As to the other applicants,
although there was an investigation by the Special Investigation Branch into the death of the fourth applicant’s brother and the fifth applicant’s son, the Court does not consider that this was sufficient to comply with the requirements of Article
As I said in my preview post last week, the 7 applicants in the case were killed, allegedly killed or detained by British forces in Iraq between 2003 and 2007. Both of the claims reached the House of Lords in the UK (now the Supreme Court), and in all but one case, which involved a death in a military detention centre, the court found that the Human Rights Act did not apply in Basra at the time, and therefore the UK military had no obligation to observe the requirements under the European Convention on Human Rights, and in particular article 2 (right to life) and article 5 (right to liberty).

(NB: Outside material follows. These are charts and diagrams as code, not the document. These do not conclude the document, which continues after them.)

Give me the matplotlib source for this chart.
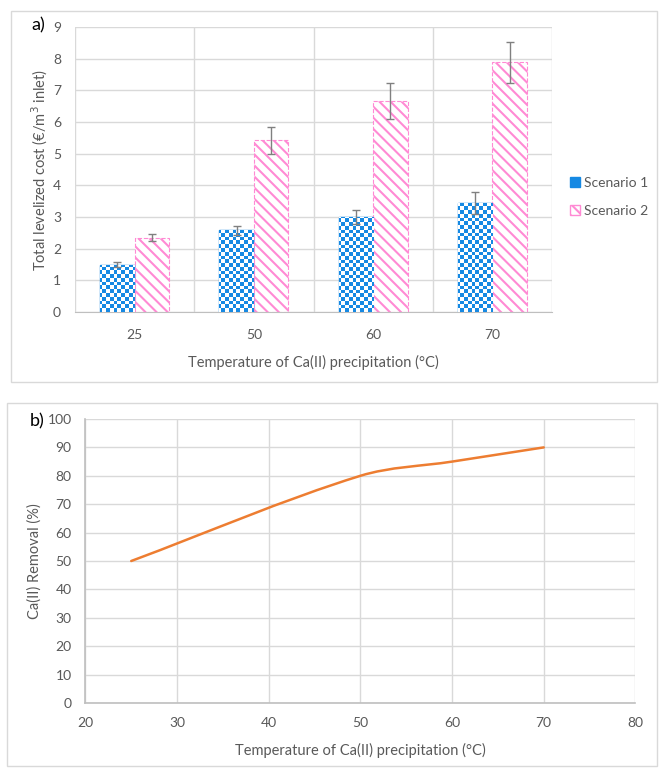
import matplotlib

matplotlib.use("Agg")

import matplotlib.pyplot as plt
import numpy as np
from matplotlib.colors import ListedColormap
from matplotlib.patches import Patch, PathPatch, Rectangle
from matplotlib.path import Path

# panel a: levelized cost per scenario
temps_a = ["25", "50", "60", "70"]
cost_s1 = [1.50, 2.58, 3.00, 3.45]
cost_s2 = [2.35, 5.42, 6.65, 7.88]
err_s1 = [0.08, 0.15, 0.23, 0.35]
err_s2 = [0.10, 0.43, 0.57, 0.65]

# panel b: Ca(II) removal vs temperature
temps_b = [25, 50, 60, 70]
removal = [50, 80, 85, 90]

BLUE = "#1689e3"
PINK = "#ff8ad4"
GRID = "#d9d9d9"
AXIS = "#bfbfbf"
TEXT = "#595959"

plt.rcParams["font.family"] = ["Lato", "DejaVu Sans"]
plt.rcParams["hatch.linewidth"] = 1.5

fig = plt.figure(figsize=(6.59, 7.69), dpi=100)

# chart frames
fig.patches.append(Rectangle((11 / 659, 1 - 382 / 769), 646 / 659, 371 / 769,
                             transform=fig.transFigure, fill=False,
                             edgecolor=GRID, lw=1))
fig.patches.append(Rectangle((7 / 659, 1 - 766 / 769), 650 / 659, 363 / 769,
                             transform=fig.transFigure, fill=False,
                             edgecolor=GRID, lw=1))

# ---- a) bar chart ----
ax = fig.add_axes([75 / 659, 1 - 312 / 769, 477 / 659, 285 / 769])
x = np.arange(len(temps_a))
w = 0.29
b1 = ax.bar(x - w / 2, cost_s1, w, color=BLUE, edgecolor=BLUE, lw=1,
            zorder=2)
b2 = ax.bar(x + w / 2, cost_s2, w, color="white", edgecolor=PINK,
            hatch="\\\\\\", lw=0.8, ls="--", zorder=2)
ax.errorbar(x - w / 2, cost_s1, yerr=err_s1, fmt="none", ecolor="#808080",
            elinewidth=1, capsize=3, capthick=1, zorder=4)
ax.errorbar(x + w / 2, cost_s2, yerr=err_s2, fmt="none", ecolor="#808080",
            elinewidth=1, capsize=3, capthick=1, zorder=4)

# checkerboard fill for scenario 1
nx, ny = 124, 76
checker = (np.add.outer(np.arange(ny), np.arange(nx)) % 2).astype(float)
for bar in b1:
    im = ax.imshow(checker, cmap=ListedColormap([BLUE, "white"]),
                   extent=(-0.5, 3.5, 0, 9), aspect="auto",
                   interpolation="nearest", origin="lower", zorder=3)
    im.set_clip_path(bar)

ax.set_xlim(-0.5, 3.5)
ax.set_ylim(0, 9)
ax.set_xticks(x)
ax.set_xticklabels(temps_a)
ax.set_xticks(np.arange(-0.5, 4, 1), minor=True)
ax.set_yticks(range(0, 10))
ax.grid(which="minor", axis="x", color=GRID, lw=1, zorder=0)
ax.grid(which="major", axis="y", color=GRID, lw=1, zorder=0)
ax.set_axisbelow(True)
ax.tick_params(which="both", length=0, colors=TEXT, labelsize=10)
ax.tick_params(axis="x", pad=12)
ax.tick_params(axis="y", pad=10)
for side in ["top", "right", "left"]:
    ax.spines[side].set_visible(False)
ax.spines["bottom"].set_color(AXIS)
ax.set_xlabel("Temperature of Ca(II) precipitation (°C)", color=TEXT,
              fontsize=10.5, labelpad=10)
ax.set_ylabel("Total levelized cost (€/m$^3$ inlet)", color=TEXT,
              fontsize=10.5, labelpad=2)
ax.legend(
    handles=[Patch(facecolor=BLUE, edgecolor=BLUE, label="Scenario 1"),
             Patch(facecolor="white", edgecolor=PINK, hatch="\\\\\\",
                   label="Scenario 2")],
    loc="center left", bbox_to_anchor=(1.012, 0.404), frameon=False,
    fontsize=10, labelcolor=TEXT, handlelength=0.7, handleheight=0.7,
    handletextpad=0.3, labelspacing=1.2,
)
fig.text(38 / 659, 1 - 25 / 769, "a)", fontsize=13, ha="center",
         va="center", color="black")

# ---- b) removal curve ----
bx = fig.add_axes([85.4 / 659, 1 - 703 / 769, 550 / 659, 284 / 769])
bx.set_xlim(20, 80)
bx.set_ylim(0, 100)

# smoothed line: cubic Bezier segments, tangents from the neighbouring
# points, handle length a third of each segment (in screen space)
pts = bx.transData.transform(np.column_stack([temps_b, removal]))
n = len(pts)
tang = []
for i in range(n):
    d = pts[min(i + 1, n - 1)] - pts[max(i - 1, 0)]
    tang.append(d / np.hypot(*d))
verts = [pts[0]]
codes = [Path.MOVETO]
for i in range(n - 1):
    seg = np.hypot(*(pts[i + 1] - pts[i])) / 3
    verts += [pts[i] + tang[i] * seg, pts[i + 1] - tang[i + 1] * seg,
              pts[i + 1]]
    codes += [Path.CURVE4] * 3
verts = bx.transData.inverted().transform(np.array(verts))
bx.add_patch(PathPatch(Path(verts, codes), fill=False, edgecolor="#ed7d31",
                       lw=1.8, capstyle="round", zorder=3))

bx.set_xticks(range(20, 81, 10))
bx.set_yticks(range(0, 101, 10))
bx.grid(color=GRID, lw=1, zorder=0)
bx.set_axisbelow(True)
bx.tick_params(length=0, colors=TEXT, labelsize=10)
bx.tick_params(axis="x", pad=10)
bx.tick_params(axis="y", pad=10)
for side in ["top", "right"]:
    bx.spines[side].set_visible(False)
for side in ["left", "bottom"]:
    bx.spines[side].set_color(AXIS)
    bx.spines[side].set_linewidth(1.2)
bx.set_xlabel("Temperature of Ca(II) precipitation (°C)", color=TEXT,
              fontsize=10.5, labelpad=10)
bx.set_ylabel("Ca(II) Removal (%)", color=TEXT, fontsize=10.5, labelpad=4)
fig.text(37 / 659, 1 - 421 / 769, "b)", fontsize=13, ha="center",
         va="center", color="black")

fig.savefig("out.png", dpi=100)
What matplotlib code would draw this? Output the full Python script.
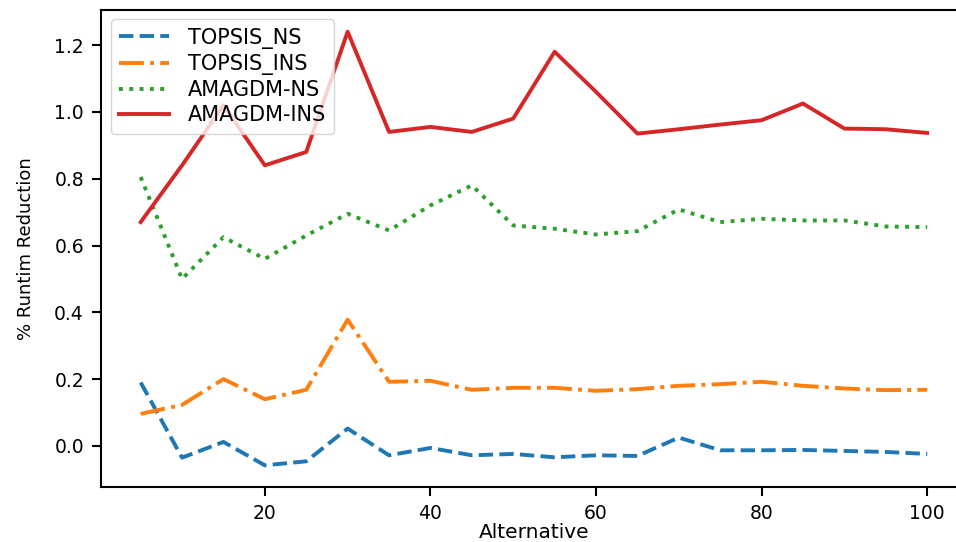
import matplotlib
matplotlib.use('Agg')
import matplotlib.pyplot as plt

alternatives = [5, 10, 15, 20, 25, 30, 35, 40, 45, 50,
                55, 60, 65, 70, 75, 80, 85, 90, 95, 100]

topsis_ns = [0.19, -0.035, 0.012, -0.058, -0.046, 0.052, -0.028, -0.006, -0.028, -0.024,
             -0.034, -0.028, -0.030, 0.025, -0.013, -0.013, -0.012, -0.015, -0.018, -0.024]
topsis_ins = [0.096, 0.123, 0.200, 0.140, 0.168, 0.378, 0.192, 0.195, 0.168, 0.174,
              0.174, 0.165, 0.170, 0.180, 0.185, 0.192, 0.180, 0.172, 0.167, 0.168]
amagdm_ns = [0.805, 0.500, 0.625, 0.560, 0.630, 0.695, 0.645, 0.720, 0.780, 0.660,
             0.650, 0.633, 0.643, 0.708, 0.670, 0.680, 0.675, 0.675, 0.657, 0.655]
amagdm_ins = [0.670, 0.840, 1.020, 0.840, 0.880, 1.240, 0.940, 0.955, 0.940, 0.980,
              1.180, 1.060, 0.935, 0.948, 0.962, 0.975, 1.025, 0.950, 0.948, 0.937]

series = [
  ('TOPSIS_NS', topsis_ns, '--', '#1f77b4'),
  ('TOPSIS_INS', topsis_ins, '-.', '#ff7f0e'),
  ('AMAGDM-NS', amagdm_ns, ':', '#2ca02c'),
  ('AMAGDM-INS', amagdm_ins, '-', '#d62728'),
]

fig = plt.figure(figsize=(9.56, 5.42), dpi=100)
# the axes run past the right edge, as in the cropped original
ax = fig.add_axes([0.106, 0.1015, 0.905, 0.880])

for name, vals, ls, col in series:
  ax.plot(alternatives, vals, linestyle=ls, color=col, linewidth=2.8, label=name)

ax.set_xticks([20, 40, 60, 80, 100])
ax.set_yticks([0.0, 0.2, 0.4, 0.6, 0.8, 1.0, 1.2])
ax.tick_params(labelsize=13.5, width=1.5, length=6.5, pad=6)
for s in ax.spines.values():
  s.set_linewidth(1.5)
ax.spines['right'].set_visible(False)

ax.set_xlabel('Alternative', fontsize=14.5, labelpad=0)
ax.set_ylabel('% Runtim Reduction', fontsize=13, labelpad=14)
ax.legend(loc='upper left', fontsize=15, handlelength=2.4, labelspacing=0.25,
          borderaxespad=0.45, handletextpad=0.9)

fig.savefig('out.png', dpi=100)
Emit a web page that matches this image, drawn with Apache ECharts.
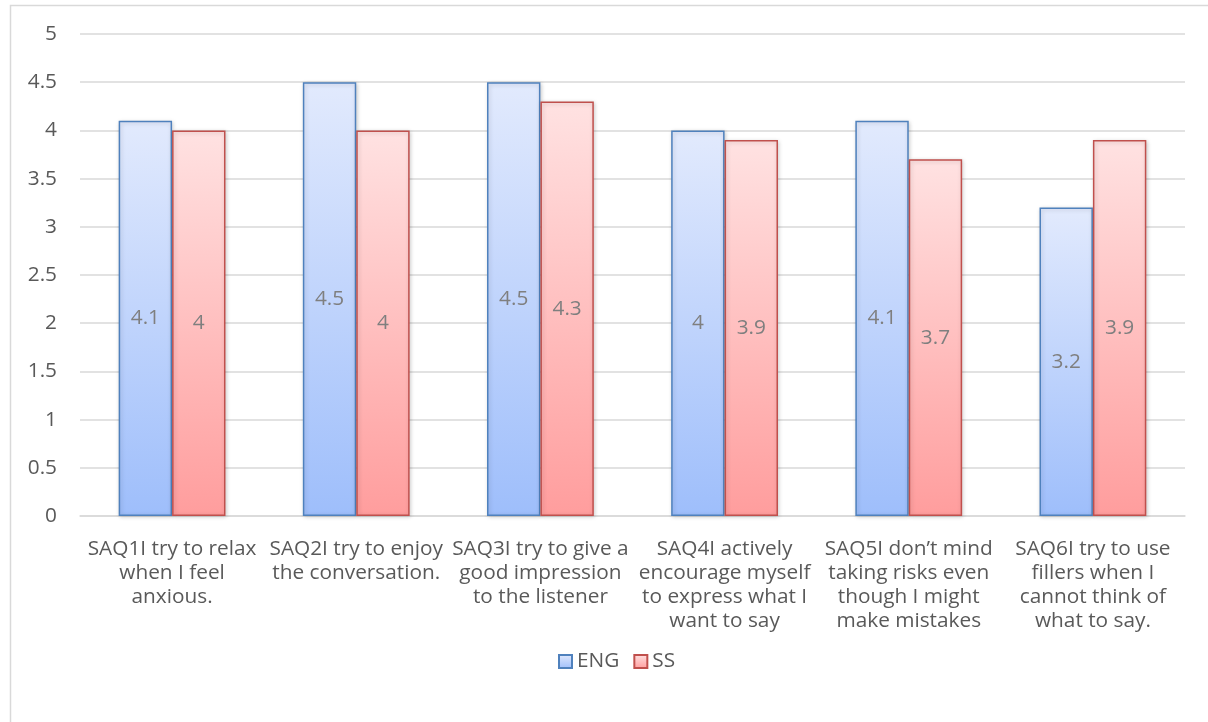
<!DOCTYPE html>
<html>
<head>
<meta charset="utf-8">
<script src="https://cdn.jsdelivr.net/npm/echarts@6/dist/echarts.min.js"></script>
<style>
  html, body { margin: 0; padding: 0; background: #ffffff; }
  #chart { width: 1208px; height: 722px; }
</style>
</head>
<body>
<div id="chart"></div>
<script>
// Survey items (wrapped the way they are shown under each group)
const categories = [
  'SAQ1I try to relax\nwhen I feel\nanxious.',
  'SAQ2I try to enjoy\nthe conversation.',
  'SAQ3I try to give a\ngood impression\nto the listener',
  'SAQ4I actively\nencourage myself\nto express what I\nwant to say',
  'SAQ5I don\u2019t mind\ntaking risks even\nthough I might\nmake mistakes',
  'SAQ6I try to use\nfillers when I\ncannot think of\nwhat to say.'
];
const engValues = [4.1, 4.5, 4.5, 4.0, 4.1, 3.2];
const ssValues = [4.0, 4.0, 4.3, 3.9, 3.7, 3.9];
const yTicks = [0, 0.5, 1, 1.5, 2, 2.5, 3, 3.5, 4, 4.5, 5];

const FONT = 'Open Sans';
const TEXT = '#595959';
const SIZE = 20.8;

const grad = (top, bottom) => new echarts.graphic.LinearGradient(0, 0, 0, 1, [
  { offset: 0, color: top }, { offset: 1, color: bottom }
]);

const chart = echarts.init(document.getElementById('chart'), null, { renderer: 'canvas' });

const labelStyle = {
  show: true,
  position: 'inside',
  color: '#7f7f7f',
  fontFamily: FONT,
  fontSize: SIZE,
  formatter: p => String(p.value)
};

chart.setOption({
  animation: false,
  textStyle: { fontFamily: FONT },
  graphic: [{
    type: 'rect',
    shape: { x: 10.5, y: 5.5, width: 1300, height: 800 },
    style: { fill: 'none', stroke: '#d9d9d9', lineWidth: 1.5 },
    silent: true,
    z: -10
  }],
  grid: { left: 80, right: 23, top: 34, bottom: 206 },
  legend: {
    bottom: 45,
    left: 553,
    itemWidth: 13,
    itemHeight: 13,
    itemGap: 14,
    icon: 'rect',
    textStyle: { color: TEXT, fontFamily: FONT, fontSize: SIZE },
    data: ['ENG', 'SS']
  },
  xAxis: {
    type: 'category',
    data: categories,
    axisTick: { show: false },
    axisLine: { show: true, lineStyle: { color: '#d9d9d9', width: 1.5 } },
    axisLabel: {
      interval: 0,
      color: TEXT,
      fontFamily: FONT,
      fontSize: SIZE,
      lineHeight: 24,
      margin: 21,
      align: 'center'
    }
  },
  yAxis: {
    type: 'value',
    min: yTicks[0],
    max: yTicks[yTicks.length - 1],
    interval: 0.5,
    axisLine: { show: false },
    axisTick: { show: false },
    splitLine: { lineStyle: { color: '#d9d9d9', width: 1.5 } },
    axisLabel: { color: TEXT, fontFamily: FONT, fontSize: SIZE, margin: 23 }
  },
  series: [
    {
      name: 'ENG',
      type: 'bar',
      data: engValues,
      barGap: '0%',
      barCategoryGap: '42%',
      itemStyle: {
        color: grad('#e2eafd', '#9ebefb'),
        borderColor: '#4f81bd',
        borderWidth: 1.5,
        shadowColor: 'rgba(0,0,0,0.18)',
        shadowBlur: 4,
        shadowOffsetX: 1,
        shadowOffsetY: 1
      },
      label: labelStyle
    },
    {
      name: 'SS',
      type: 'bar',
      data: ssValues,
      itemStyle: {
        color: grad('#ffe2e2', '#ff9d9d'),
        borderColor: '#c0504d',
        borderWidth: 1.5,
        shadowColor: 'rgba(0,0,0,0.18)',
        shadowBlur: 4,
        shadowOffsetX: 1,
        shadowOffsetY: 1
      },
      label: labelStyle
    }
  ]
});
</script>
</body>
</html>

The background – Al-Skeini
The following summary is based on the court’s press release. In Al-Skeini, the applicants’ six close relatives were killed in Basra during the period (1 May 2003 to 28 June 2004) when the United Kingdom was an occupying power in Iraq. Three of the victims were shot dead or shot and fatally wounded by British soldiers. The third applicant’s wife was shot and fatally wounded during a firefight between a British patrol and a number of gunmen. The fifth applicant’s son was allegedly beaten and then forced into a river, where he drowned. The sixth applicant’s son, Baha Mousa, was seized by British troops whilst at work in a hotel in Basra and taken to a British military base where he was beaten and died of asphyxiation. Baha Mousa’s death has been the subject of a public inquiry, which is due to report on 8 September 2011.
In March 2004, the Secretary of State for defence decided not to conduct independent inquiries into or accept liability for the deaths of the applicants’ relatives or pay compensation. The applicants applied for judicial review.
On 13 June 2007 the majority of the House of Lords found that the United Kingdom did not have jurisdiction over the victims’ deaths except in relation to Baha Mousa, who was a detainee at a military base when he died.
Hilal Abdul-Razzaq Ali Al-Jedda, travelled from London to Iraq in September 2004. He was arrested there by United States troops, accompanied by Iraqi national guards and British soldiers, on suspicion of being a member of a terrorist group involved in weapons smuggling and explosive attacks in Iraq. He was taken to a detention centre in Basra run by British forces. At each periodic review of his detention it was concluded that he remained a threat and that it was still necessary to intern him. He was released on 30 December 2007.
The applicant denied the allegations against him. No criminal charges were brought against him.
In June 2005 he brought a judicial review claim before the British courts, challenging the lawfulness of his continued detention and the refusal to return him to the United Kingdom. The courts held that United Nations Security Council Resolution 1546 and successive resolutions authorised British forces within the multi-national force to use internment “where necessary for imperative reasons of security in Iraq” and that such binding Security Council decisions superseded all other treaty commitments. Resolution 1546 therefore overrode Article 5 (right to liberty and security) in relation to the applicant’s detention in Basra. That decision was upheld by the House of Lords.
These are very important decisions indeed, and will probably be very controversial. Arguably, the task which soldiers have when “controlling” a foreign and sometimes hostile area is hard enough without having to worry about their duties under the European Convention. On the other hand, they already have duties under the Geneva Conventions and other laws of war, so the practical effect may not be as onerous as first assumed. We will of course cover the case in more detail in the coming days.